Admission Requirements

In addition to the admission requirements of the School of Graduate Studies, the following requirements must be met by all applicants:

  1. A bachelor’s degree in criminal justice or allied field from an accredited college or university.
  2. A cumulative GPA of at least 3.0 in all undergraduate coursework.
  3. Submit a resume.
  4. Submit a personal statement for evaluation describing academic and professional accomplishments; reasons for pursuing a graduate degree in Criminal Justice Studies; and any additional information the applicant would like the admissions committee to know.
  5. Satisfy the School of Graduate Studies’ English Language Proficiency requirements as published in the graduate catalog.

Outstanding applicants are evaluated on an individual basis and those with limited backgrounds in fields related to criminal justice but a distinguished record in another discipline, or a lower cumulative GPA but an otherwise strong application, may be accepted in a qualified or provisional status.

Degree Requirements

  1. Complete a minimum of 30 credit hours.
  2. At least one-half of the credits must be at or above the 500-level.
  3. A maximum of one-fourth of the credit hours may be transferred from another institution. 
  4. Maintain a minimum GPA of 3.0.

Required Core Courses (15 credits):

Foundations in Crime and Criminal Justice
Theories of Crime
Research Methods in Criminal Justice
Visualization and Interpretation of Criminal Justice Data
Administrative Decision Making in Criminal Justice

Thesis or Non-Thesis Option (15 credits):

Students successfully prepare and defend a Thesis (CJ 998 Thesis; 6 credits) and take 9 credits of electives.

Students successfully complete a Scholarly Project (CJ 995 Scholarly Project; 3 credits) and take 12 credits of electives.

Thesis students choose 9 credits from the following electives. Non-thesis students choose 12 credits from the following electives. CJ 540 and CJ 545 are repeatable to 9 credits when the course is differently subtitled. For example, topics related to policy will vary (e.g., with semesters focusing on Policing, Corrections, etc.).

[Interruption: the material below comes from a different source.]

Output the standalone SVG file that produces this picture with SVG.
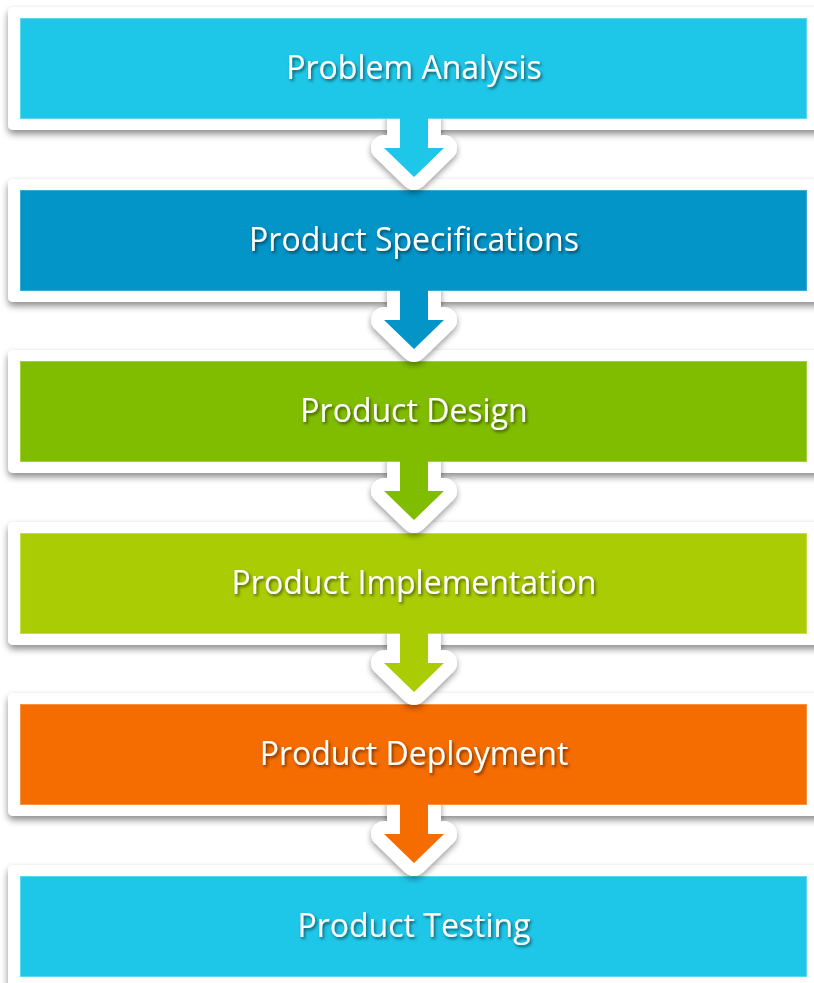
<svg xmlns="http://www.w3.org/2000/svg" width="814" height="983" viewBox="0 0 814 983">
<defs>
<style>
.frame{fill:#ffffff;filter:url(#sh)}
.lbl{font-family:"Open Sans","Noto Sans","Liberation Sans",sans-serif;font-size:32px;fill:#ffffff;text-anchor:middle;filter:url(#tsh)}
.out{fill:none;stroke:#ffffff;stroke-width:26;stroke-linejoin:round}
.c1{fill:#1EC6E8;stroke:#5ad8f0}
.c2{fill:#0394C8;stroke:#3aaad6}
.c3{fill:#80BC00;stroke:#a0d040}
.c4{fill:#AACC04;stroke:#c4dd44}
.c5{fill:#F56C00;stroke:#f89440}
.box{stroke-width:1}
.af1{fill:#1EC6E8}.af2{fill:#0394C8}.af3{fill:#80BC00}.af4{fill:#AACC04}.af5{fill:#F56C00}
</style>
<filter id="sh" x="-5%" y="-20%" width="110%" height="150%">
<feDropShadow dx="0" dy="4" stdDeviation="3.5" flood-color="#000" flood-opacity="0.45"/>
</filter>
<filter id="ash" x="-30%" y="-30%" width="160%" height="160%">
<feDropShadow dx="0" dy="3" stdDeviation="3" flood-color="#000" flood-opacity="0.4"/>
</filter>
<filter id="tsh" x="-10%" y="-30%" width="120%" height="160%">
<feDropShadow dx="1.5" dy="2" stdDeviation="1.5" flood-color="#000" flood-opacity="0.55"/>
</filter>
<clipPath id="cl1"><rect x="300" y="119" width="230" height="120"/></clipPath>
<clipPath id="cl2"><rect x="300" y="291" width="230" height="120"/></clipPath>
<clipPath id="cl3"><rect x="300" y="462" width="230" height="120"/></clipPath>
<clipPath id="cl4"><rect x="300" y="634" width="230" height="120"/></clipPath>
<clipPath id="cl5"><rect x="300" y="805" width="230" height="120"/></clipPath>
</defs>
<rect width="814" height="983" fill="#ffffff"/>

<g id="frames">
<rect class="frame" x="8" y="7" width="820" height="123" rx="5"/>
<rect class="frame" x="8" y="179" width="820" height="123" rx="5"/>
<rect class="frame" x="8" y="350" width="820" height="123" rx="5"/>
<rect class="frame" x="8" y="522" width="820" height="123" rx="5"/>
<rect class="frame" x="8" y="693" width="820" height="123" rx="5"/>
<rect class="frame" x="8" y="865" width="820" height="123" rx="5"/>
</g>

<g id="node1"><rect class="box c1" x="20.5" y="18.5" width="786" height="100"/><text class="lbl" x="414" y="79">Problem Analysis</text></g>
<g id="node2"><rect class="box c2" x="20.5" y="190.5" width="786" height="100"/><text class="lbl" x="414" y="251">Product Specifications</text></g>
<g id="node3"><rect class="box c3" x="20.5" y="361.5" width="786" height="100"/><text class="lbl" x="414" y="422">Product Design</text></g>
<g id="node4"><rect class="box c4" x="20.5" y="533.5" width="786" height="100"/><text class="lbl" x="414" y="594">Product Implementation</text></g>
<g id="node5"><rect class="box c5" x="20.5" y="704.5" width="786" height="100"/><text class="lbl" x="414" y="765">Product Deployment</text></g>
<g id="node6"><rect class="box c1" x="20.5" y="876.5" width="786" height="100"/><text class="lbl" x="414" y="937">Product Testing</text></g>

<g id="connectors">
<g clip-path="url(#cl1)"><path class="out" filter="url(#ash)" d="M400 108 V148 H384 L414 177 L444 148 H428 V108 Z"/></g>
<path class="af1" d="M400 118 V148 H384 L414 177 L444 148 H428 V118 Z"/>
<g clip-path="url(#cl2)"><path class="out" filter="url(#ash)" d="M400 280 V320 H384 L414 349 L444 320 H428 V280 Z"/></g>
<path class="af2" d="M400 290 V320 H384 L414 349 L444 320 H428 V290 Z"/>
<g clip-path="url(#cl3)"><path class="out" filter="url(#ash)" d="M400 451 V491 H384 L414 520 L444 491 H428 V451 Z"/></g>
<path class="af3" d="M400 461 V491 H384 L414 520 L444 491 H428 V461 Z"/>
<g clip-path="url(#cl4)"><path class="out" filter="url(#ash)" d="M400 623 V663 H384 L414 692 L444 663 H428 V623 Z"/></g>
<path class="af4" d="M400 633 V663 H384 L414 692 L444 663 H428 V633 Z"/>
<g clip-path="url(#cl5)"><path class="out" filter="url(#ash)" d="M400 794 V834 H384 L414 863 L444 834 H428 V794 Z"/></g>
<path class="af5" d="M400 804 V834 H384 L414 863 L444 834 H428 V804 Z"/>
</g>
</svg>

Program Evaluation in Criminal Justice
Seminar in Criminal Justice Policy
Seminar in Rural Justice Issues
Seminar in Tribal Justice Systems

Students can substitute other graduate-level courses or 400-level courses approved for graduate credit if prerequisites are met or with permission from the instructor. Electives may include courses in other departments/programs, such as Psychology, Education Foundations and Research, Counseling, and Political Science and Public Administration, among others. They must be courses appropriate for the student's interests and program of study, chosen in consultation with the student's Advisory Committee/Graduate Director.